The history of computing is littered with efforts by different consortia to set standards and interoperability protocols that failed for one reason or another. Not infrequently, the process for setting a standard is delayed and the window of opportunity for a specific technology is missed. In other cases, the standard doesn't work as anticipated. And sometimes, major players just don't adhere to a specific standard, opting instead to let the market make a de facto decision. Consequently, announcements from trade associations and other groups heralding initiatives to establish new standards in this space or that are often justifiably greeted with skepticism or a big yawn.

But sometimes the industry standards process works. The effort to establish a standard for Serial Attached SCSI (SAS) interfaces that also incorporates Serial ATA (SATA) hard disk drives appears to be moving along right on schedule and might actually come to fruition.

More than 2 years ago, the SCSI Trade Association (STA) launched an effort to establish standards for the next generation of the SCSI technology. In January 2003, the STA announced that it would work with the Serial ATA II Working Group, an industry consortium promoting the SATA interface, to enable system-level compatibility with SATA hard disk drives. This spring, in what its leaders are calling a major milestone, the STA conducted its first plugfest for vendors to demonstrate multivendor interoperability of their products using SAS. As Harry Mason, president of STA and director of industry marketing at LSI Logic, told me, the plugfest took place almost exactly on schedule. "It was planned for February 2004 and began on March 1," he said.

SAS promises to provide several benefits over parallel SCSI, which, through several iterations, has been a dominant storage protocol for nearly 20 years. Because the cables and connectors for a serial protocol can be smaller than those for a parallel protocol, manufacturers can develop disk drives that have smaller form factors and can increase the number of devices in each bay of a storage array. As a result, vendors will be able to increase the storage density of arrays.

Moreover, serial cables can run much farther than parallel cables. And the SAS standards will allow for 128 devices to be connected to a single bus, as opposed to the 15 devices that can be connected to a parallel bus. In practice, observers noted, parallel technology didn't provide sufficient throughput to make connecting even 15 devices to a single bus practical.

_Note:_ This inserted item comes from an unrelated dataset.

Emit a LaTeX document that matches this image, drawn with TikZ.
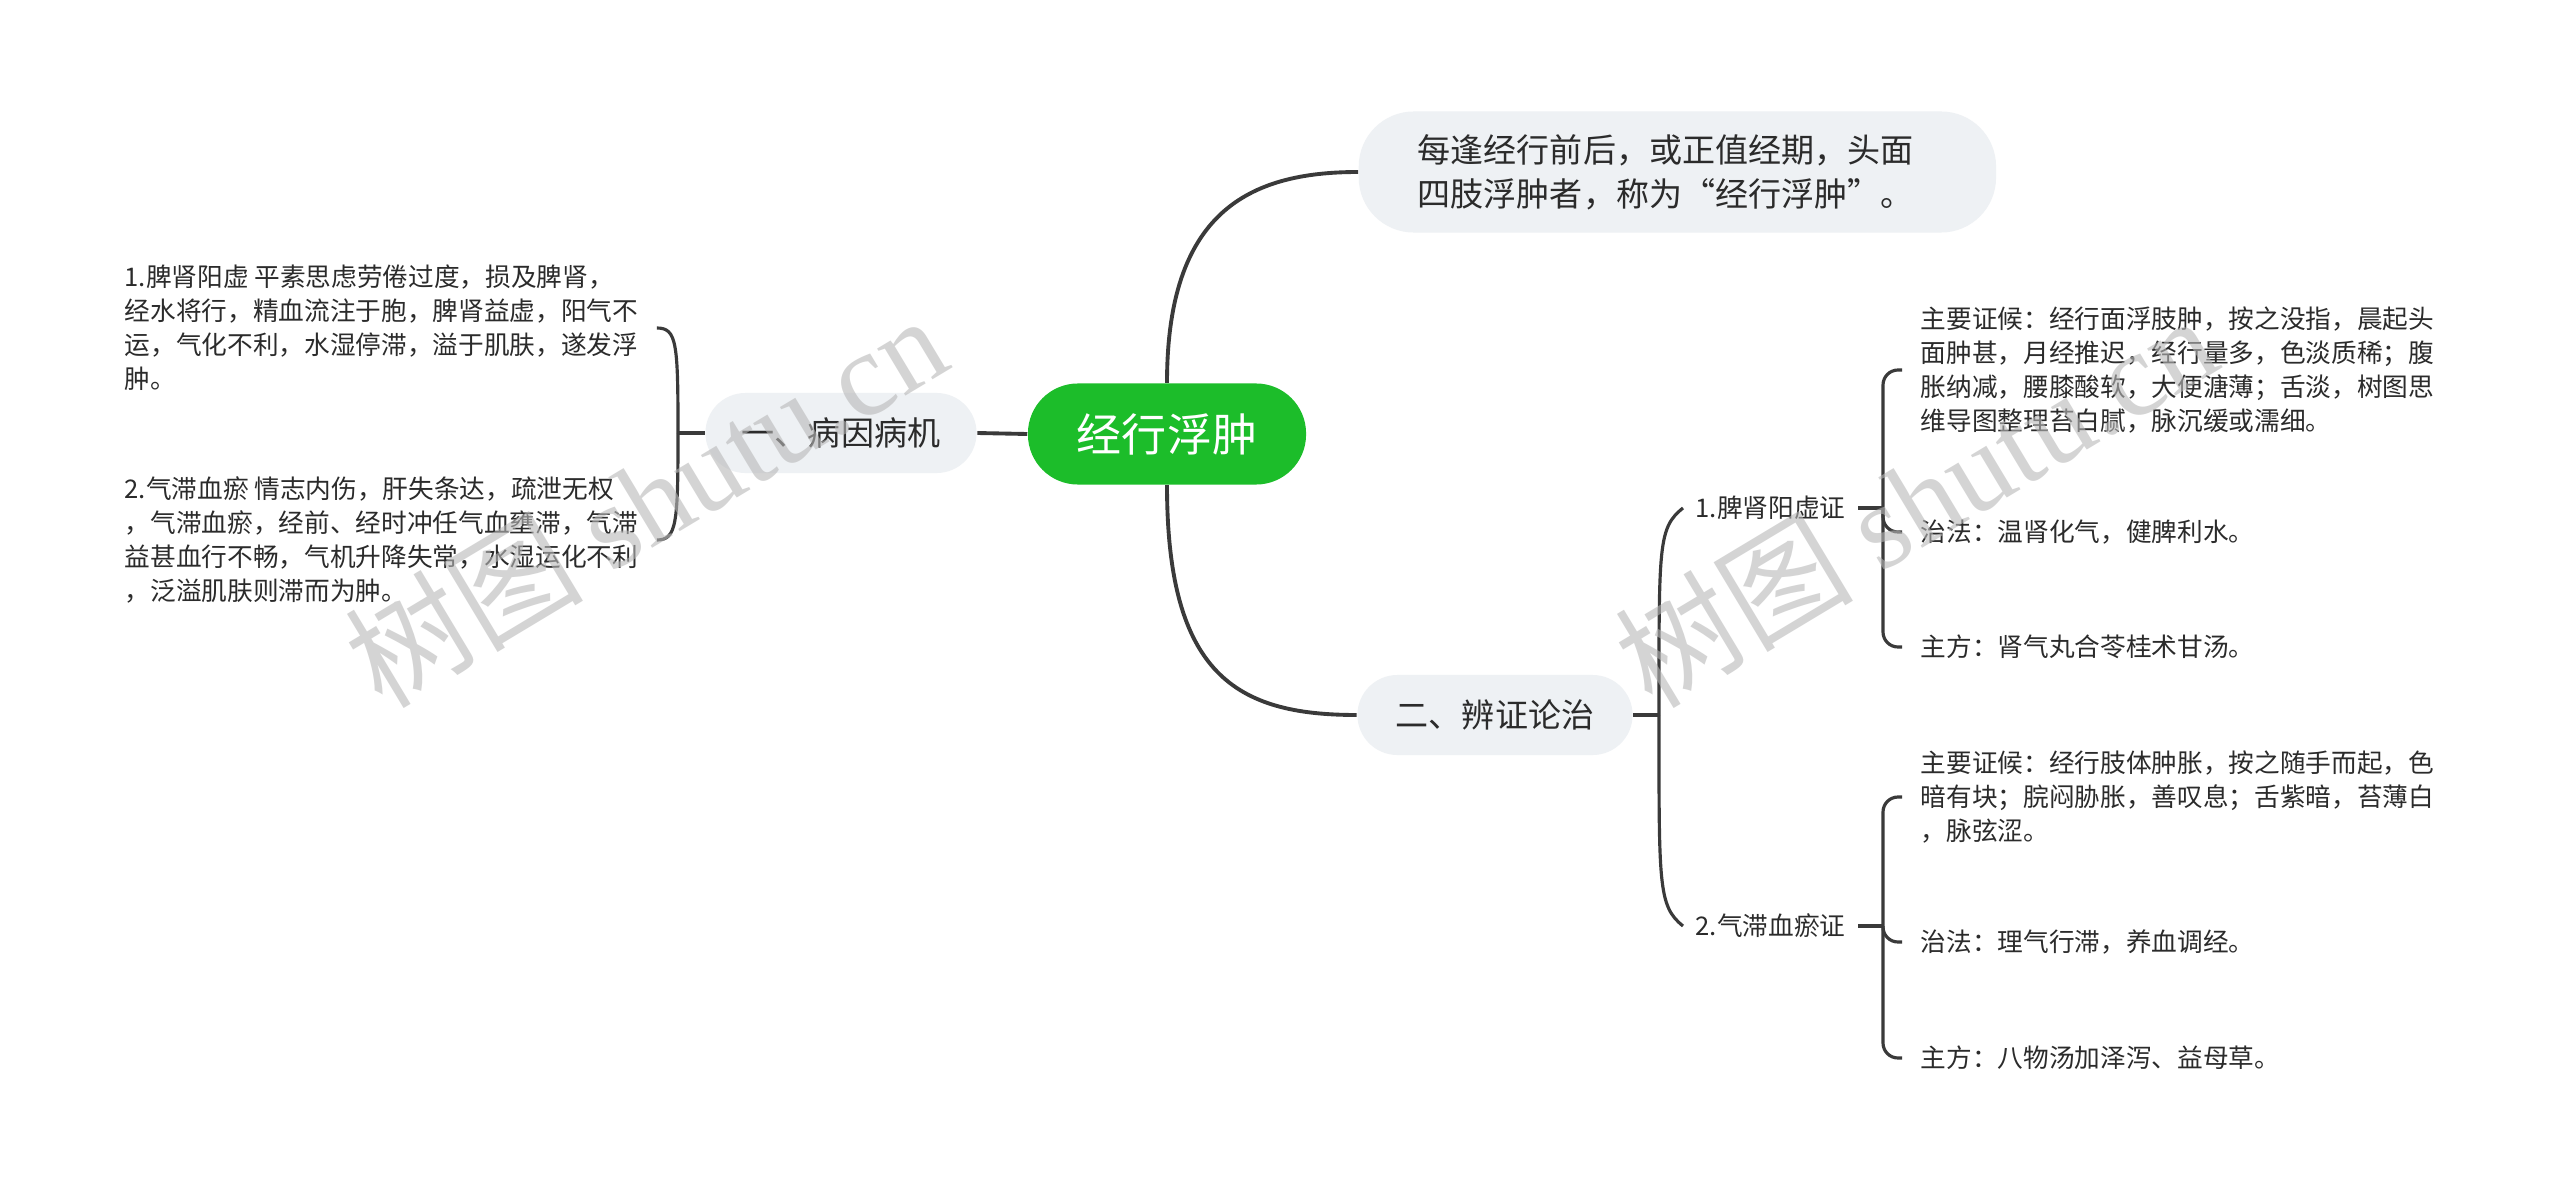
\documentclass[tikz,border=0pt]{standalone}
\usepackage{fontspec}
\setmainfont{Noto Sans CJK SC}
\newfontfamily\wmlatin{Liberation Serif}
\usetikzlibrary{positioning}
\definecolor{rootgreen}{HTML}{1CBD2A}
\definecolor{topicgray}{HTML}{EEF1F4}
\definecolor{linkgray}{HTML}{3A3A3A}
\definecolor{inkgray}{HTML}{2B2B2B}
\definecolor{markgray}{HTML}{B8B8B8}

\begin{document}
\begin{tikzpicture}[
  x=0.01cm, y=-0.01cm,
  root/.style={fill=rootgreen, text=white, rounded corners=0.5cm, minimum width=2.78cm, minimum height=1.01cm, font=\fontsize{12.8}{15}\selectfont},
  topic/.style={fill=topicgray, text=inkgray, rounded corners=0.4cm, minimum height=0.8cm, align=left, font=\fontsize{9.4}{12.5}\selectfont},
  leaf/.style={text=inkgray, align=left, inner xsep=0.18cm, inner ysep=0pt, font=\fontsize{7.3}{9.7}\selectfont},
  wmark/.style={text=markgray, text opacity=0.6, rotate=31, font=\fontsize{34}{34}\selectfont},
  link/.style={draw=linkgray, line width=0.9pt},
  trunk/.style={draw=linkgray, line width=1.1pt}
]
  \useasboundingbox[fill=white] (0,0) rectangle (2560,1197);

  % centre and main topics
  \node[root] (root) at (1167,434) {经行浮肿};
  \node[topic, anchor=west, inner xsep=0.59cm, text width=5.19cm, minimum height=1.21cm, rounded corners=0.55cm] (define) at (1358,172) {每逢经行前后，或正值经期，头面\\四肢浮肿者，称为“经行浮肿”。};
  \node[topic, minimum width=2.71cm] (cause) at (841,433) {一、病因病机};
  \node[topic, minimum width=2.75cm] (treat) at (1495,715) {二、辨证论治};

  % causes
  \node[leaf, anchor=west] (cause1) at (106,328) {1.脾肾阳虚 平素思虑劳倦过度，损及脾肾，\\经水将行，精血流注于胞，脾肾益虚，阳气不\\运，气化不利，水湿停滞，溢于肌肤，遂发浮\\肿。};
  \node[leaf, anchor=west] (cause2) at (106,540) {2.气滞血瘀 情志内伤，肝失条达，疏泄无权\\，气滞血瘀，经前、经时冲任气血壅滞，气滞\\益甚血行不畅，气机升降失常，水湿运化不利\\，泛溢肌肤则滞而为肿。};

  % syndromes
  \node[leaf, inner xsep=0.12cm, anchor=west] (yang) at (1683,508) {1.脾肾阳虚证};
  \node[leaf, inner xsep=0.12cm, anchor=west] (qi) at (1683,926) {2.气滞血瘀证};

  \node[leaf, anchor=west] (yangsign) at (1902,370) {主要证候：经行面浮肢肿，按之没指，晨起头\\面肿甚，月经推迟，经行量多，色淡质稀；腹\\胀纳减，腰膝酸软，大便溏薄；舌淡，树图思\\维导图整理苔白腻，脉沉缓或濡细。};
  \node[leaf, anchor=west] (yangrule) at (1902,532) {治法：温肾化气，健脾利水。};
  \node[leaf, anchor=west] (yangrx) at (1902,647) {主方：肾气丸合苓桂术甘汤。};

  \node[leaf, anchor=west] (qisign) at (1902,797) {主要证候：经行肢体肿胀，按之随手而起，色\\暗有块；脘闷胁胀，善叹息；舌紫暗，苔薄白\\，脉弦涩。};
  \node[leaf, anchor=west] (qirule) at (1902,942) {治法：理气行滞，养血调经。};
  \node[leaf, anchor=west] (qirx) at (1902,1058) {主方：八物汤加泽泻、益母草。};

  % connectors from the centre
  \draw[trunk] (root.north) .. controls +(0,-170) and +(-110,0) .. (define.west);
  \draw[trunk] (root.south) .. controls +(0,190) and +(-120,0) .. (treat.west);
  \draw[trunk] (root.west) -- (cause.east);

  % left bracket
  \coordinate (causej) at (678,433);
  \draw[link] (cause.west) -- (causej);
  \draw[link] (causej) .. controls +(0,-90) and +(20,0) .. (cause1.east);
  \draw[link] (causej) .. controls +(0,90) and +(20,0) .. (cause2.east);

  % right bracket
  \coordinate (treatj) at (1659,715);
  \draw[link] (treat.east) -- (treatj);
  \draw[link] (treatj) .. controls +(0,-170) and +(-25,20) .. (yang.west);
  \draw[link] (treatj) .. controls +(0,170) and +(-25,-20) .. (qi.west);

  % small brackets
  \coordinate (yangj) at (1883,508);
  \draw[link] (yang.east) -- (yangj);
  \draw[link, rounded corners=0.15cm] (yangj) |- (yangsign.west);
  \draw[link, rounded corners=0.15cm] (yangj) |- (yangrule.west);
  \draw[link, rounded corners=0.15cm] (yangj) |- (yangrx.west);

  \coordinate (qij) at (1883,926);
  \draw[link] (qi.east) -- (qij);
  \draw[link, rounded corners=0.15cm] (qij) |- (qisign.west);
  \draw[link, rounded corners=0.15cm] (qij) |- (qirule.west);
  \draw[link, rounded corners=0.15cm] (qij) |- (qirx.west);

  % watermark on top
  \node[wmark] (wmleft) at (645,500) {树图 {\wmlatin shutu.cn}};
  \node[wmark] (wmright) at (1915,500) {树图 {\wmlatin shutu.cn}};
\end{tikzpicture}
\end{document}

But perhaps the biggest benefit SAS might offer is the interoperability with SATA. Since the two are plug compatible and use the same commands to move data on and off disks, storage administrators will be able to mix and match devices in their storage subsystems according to whatever criteria they choose. Moreover, as systems and the data on them age and lose value, administrators will have a wide range of options for hard disk size, form factor, and cost.

SAS was finalized at the end of last year, and since January, a slew of companies have announced products that incorporate the new standard. According to Mason, the plugfest was notable for several reasons. Sixteen companies participated, and all vendors that wanted to join in had to come with real products to test. "There were no voyeurs. This was not an event to watch," he said.

Participants included disk-drive, controller, test-equipment, cable, connector, and systems suppliers and such high-profile companies as Adaptec, Hitachi Global Storage Technologies, HP, Maxtor, and Seagate Technology. The technical focus was on initiator and target devices, and the plugfest included tests in a wide range of areas, including the physical layer, cables, backplanes, and rate matching, as well as testing SATA devices and SAS expanders on an ad hoc basis.

However, the plugfest wasn't aimed at testing compliance. Indeed, Mason noted, compliance can be tricky for organizations such as the STA to manage. Instead, he suggested, major OEMs, such as HP and IBM, would be in a better position to ultimately decide whether technology is in compliance with the standard.

Several other plugfests are scheduled during the year. Based on the results of the March event, products should be available in third or fourth quarter 2004 and begin making their way into end users' storage infrastructure by first quarter 2005. When they do, companies will have a more efficient way to provision their storage resources across the enterprise from the most demanding to the lowest priority applications.